◆ **Your goal**: Restate the full listing word for word and leave the pictures out.
## Begin Given material
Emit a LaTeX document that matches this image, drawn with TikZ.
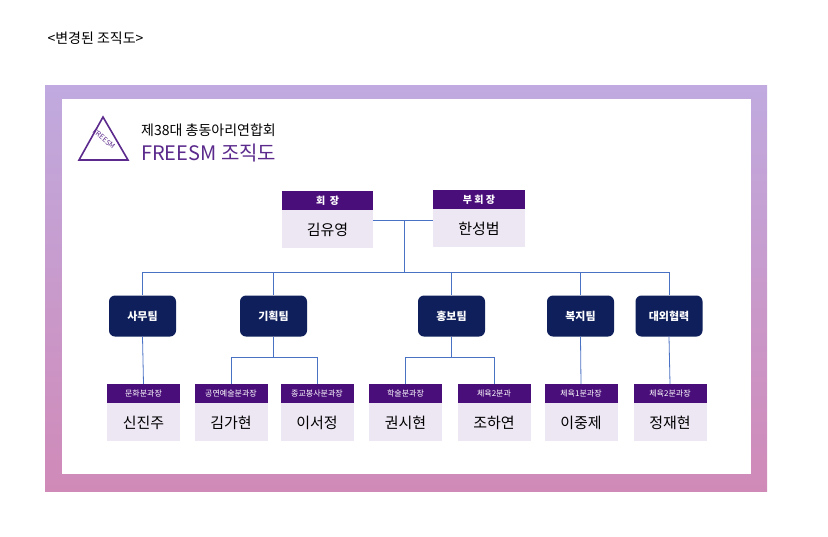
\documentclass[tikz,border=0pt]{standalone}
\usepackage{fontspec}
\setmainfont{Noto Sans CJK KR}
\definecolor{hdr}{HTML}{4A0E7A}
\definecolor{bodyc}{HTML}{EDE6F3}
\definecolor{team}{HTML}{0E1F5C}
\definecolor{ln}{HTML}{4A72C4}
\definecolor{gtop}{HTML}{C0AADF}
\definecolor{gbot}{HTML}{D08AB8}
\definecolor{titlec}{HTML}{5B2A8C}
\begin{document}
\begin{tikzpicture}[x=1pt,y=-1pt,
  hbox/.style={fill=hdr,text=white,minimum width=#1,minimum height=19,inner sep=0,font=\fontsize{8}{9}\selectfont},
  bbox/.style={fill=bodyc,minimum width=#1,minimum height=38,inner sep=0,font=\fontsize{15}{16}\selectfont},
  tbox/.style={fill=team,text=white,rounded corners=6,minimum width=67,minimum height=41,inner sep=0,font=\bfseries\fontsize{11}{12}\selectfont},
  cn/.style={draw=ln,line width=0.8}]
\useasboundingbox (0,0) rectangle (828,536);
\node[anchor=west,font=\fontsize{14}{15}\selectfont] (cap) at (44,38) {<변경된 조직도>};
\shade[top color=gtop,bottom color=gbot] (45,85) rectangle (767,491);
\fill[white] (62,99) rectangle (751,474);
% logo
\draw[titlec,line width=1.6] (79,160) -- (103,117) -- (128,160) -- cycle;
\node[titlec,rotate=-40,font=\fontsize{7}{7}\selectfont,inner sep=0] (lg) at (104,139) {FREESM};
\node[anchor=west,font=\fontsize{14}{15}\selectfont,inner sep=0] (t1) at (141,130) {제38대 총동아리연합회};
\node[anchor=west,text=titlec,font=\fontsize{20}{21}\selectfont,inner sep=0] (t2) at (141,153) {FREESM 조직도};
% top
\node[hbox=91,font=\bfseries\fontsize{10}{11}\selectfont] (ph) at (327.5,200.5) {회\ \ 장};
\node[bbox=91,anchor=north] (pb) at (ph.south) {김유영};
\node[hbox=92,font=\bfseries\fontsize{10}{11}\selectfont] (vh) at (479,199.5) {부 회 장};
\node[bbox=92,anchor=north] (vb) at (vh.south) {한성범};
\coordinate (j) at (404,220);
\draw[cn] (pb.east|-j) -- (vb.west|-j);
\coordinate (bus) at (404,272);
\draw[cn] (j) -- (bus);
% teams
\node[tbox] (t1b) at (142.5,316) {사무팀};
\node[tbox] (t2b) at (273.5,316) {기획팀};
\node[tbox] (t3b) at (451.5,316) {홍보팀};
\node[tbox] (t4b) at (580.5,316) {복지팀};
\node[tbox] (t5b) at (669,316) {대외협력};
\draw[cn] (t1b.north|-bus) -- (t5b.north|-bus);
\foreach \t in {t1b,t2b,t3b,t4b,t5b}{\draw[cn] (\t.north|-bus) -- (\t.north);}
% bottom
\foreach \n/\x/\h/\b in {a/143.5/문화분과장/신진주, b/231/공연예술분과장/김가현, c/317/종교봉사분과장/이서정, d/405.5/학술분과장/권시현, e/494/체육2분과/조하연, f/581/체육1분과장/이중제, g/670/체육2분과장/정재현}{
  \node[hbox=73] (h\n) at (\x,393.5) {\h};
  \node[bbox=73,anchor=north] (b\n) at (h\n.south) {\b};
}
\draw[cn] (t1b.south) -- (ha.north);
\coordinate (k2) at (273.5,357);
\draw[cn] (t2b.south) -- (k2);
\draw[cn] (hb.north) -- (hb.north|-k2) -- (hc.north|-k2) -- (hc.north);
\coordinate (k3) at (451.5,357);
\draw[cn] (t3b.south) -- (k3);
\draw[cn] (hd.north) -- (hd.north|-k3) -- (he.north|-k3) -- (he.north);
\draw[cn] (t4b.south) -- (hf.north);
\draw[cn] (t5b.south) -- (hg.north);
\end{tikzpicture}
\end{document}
## End Given material
◆ **Answer to the problem**:
Emit a LaTeX document that matches this image, drawn with TikZ.
\documentclass[tikz,border=0pt]{standalone}
\usepackage{fontspec}
\setmainfont{Noto Sans CJK KR}
\definecolor{hdr}{HTML}{4A0E7A}
\definecolor{bodyc}{HTML}{EDE6F3}
\definecolor{team}{HTML}{0E1F5C}
\definecolor{ln}{HTML}{4A72C4}
\definecolor{gtop}{HTML}{C0AADF}
\definecolor{gbot}{HTML}{D08AB8}
\definecolor{titlec}{HTML}{5B2A8C}
\begin{document}
\begin{tikzpicture}[x=1pt,y=-1pt,
  hbox/.style={fill=hdr,text=white,minimum width=#1,minimum height=19,inner sep=0,font=\fontsize{8}{9}\selectfont},
  bbox/.style={fill=bodyc,minimum width=#1,minimum height=38,inner sep=0,font=\fontsize{15}{16}\selectfont},
  tbox/.style={fill=team,text=white,rounded corners=6,minimum width=67,minimum height=41,inner sep=0,font=\bfseries\fontsize{11}{12}\selectfont},
  cn/.style={draw=ln,line width=0.8}]
\useasboundingbox (0,0) rectangle (828,536);
\node[anchor=west,font=\fontsize{14}{15}\selectfont] (cap) at (44,38) {<변경된 조직도>};
\shade[top color=gtop,bottom color=gbot] (45,85) rectangle (767,491);
\fill[white] (62,99) rectangle (751,474);
% logo
\draw[titlec,line width=1.6] (79,160) -- (103,117) -- (128,160) -- cycle;
\node[titlec,rotate=-40,font=\fontsize{7}{7}\selectfont,inner sep=0] (lg) at (104,139) {FREESM};
\node[anchor=west,font=\fontsize{14}{15}\selectfont,inner sep=0] (t1) at (141,130) {제38대 총동아리연합회};
\node[anchor=west,text=titlec,font=\fontsize{20}{21}\selectfont,inner sep=0] (t2) at (141,153) {FREESM 조직도};
% top
\node[hbox=91,font=\bfseries\fontsize{10}{11}\selectfont] (ph) at (327.5,200.5) {회\ \ 장};
\node[bbox=91,anchor=north] (pb) at (ph.south) {김유영};
\node[hbox=92,font=\bfseries\fontsize{10}{11}\selectfont] (vh) at (479,199.5) {부 회 장};
\node[bbox=92,anchor=north] (vb) at (vh.south) {한성범};
\coordinate (j) at (404,220);
\draw[cn] (pb.east|-j) -- (vb.west|-j);
\coordinate (bus) at (404,272);
\draw[cn] (j) -- (bus);
% teams
\node[tbox] (t1b) at (142.5,316) {사무팀};
\node[tbox] (t2b) at (273.5,316) {기획팀};
\node[tbox] (t3b) at (451.5,316) {홍보팀};
\node[tbox] (t4b) at (580.5,316) {복지팀};
\node[tbox] (t5b) at (669,316) {대외협력};
\draw[cn] (t1b.north|-bus) -- (t5b.north|-bus);
\foreach \t in {t1b,t2b,t3b,t4b,t5b}{\draw[cn] (\t.north|-bus) -- (\t.north);}
% bottom
\foreach \n/\x/\h/\b in {a/143.5/문화분과장/신진주, b/231/공연예술분과장/김가현, c/317/종교봉사분과장/이서정, d/405.5/학술분과장/권시현, e/494/체육2분과/조하연, f/581/체육1분과장/이중제, g/670/체육2분과장/정재현}{
  \node[hbox=73] (h\n) at (\x,393.5) {\h};
  \node[bbox=73,anchor=north] (b\n) at (h\n.south) {\b};
}
\draw[cn] (t1b.south) -- (ha.north);
\coordinate (k2) at (273.5,357);
\draw[cn] (t2b.south) -- (k2);
\draw[cn] (hb.north) -- (hb.north|-k2) -- (hc.north|-k2) -- (hc.north);
\coordinate (k3) at (451.5,357);
\draw[cn] (t3b.south) -- (k3);
\draw[cn] (hd.north) -- (hd.north|-k3) -- (he.north|-k3) -- (he.north);
\draw[cn] (t4b.south) -- (hf.north);
\draw[cn] (t5b.south) -- (hg.north);
\end{tikzpicture}
\end{document}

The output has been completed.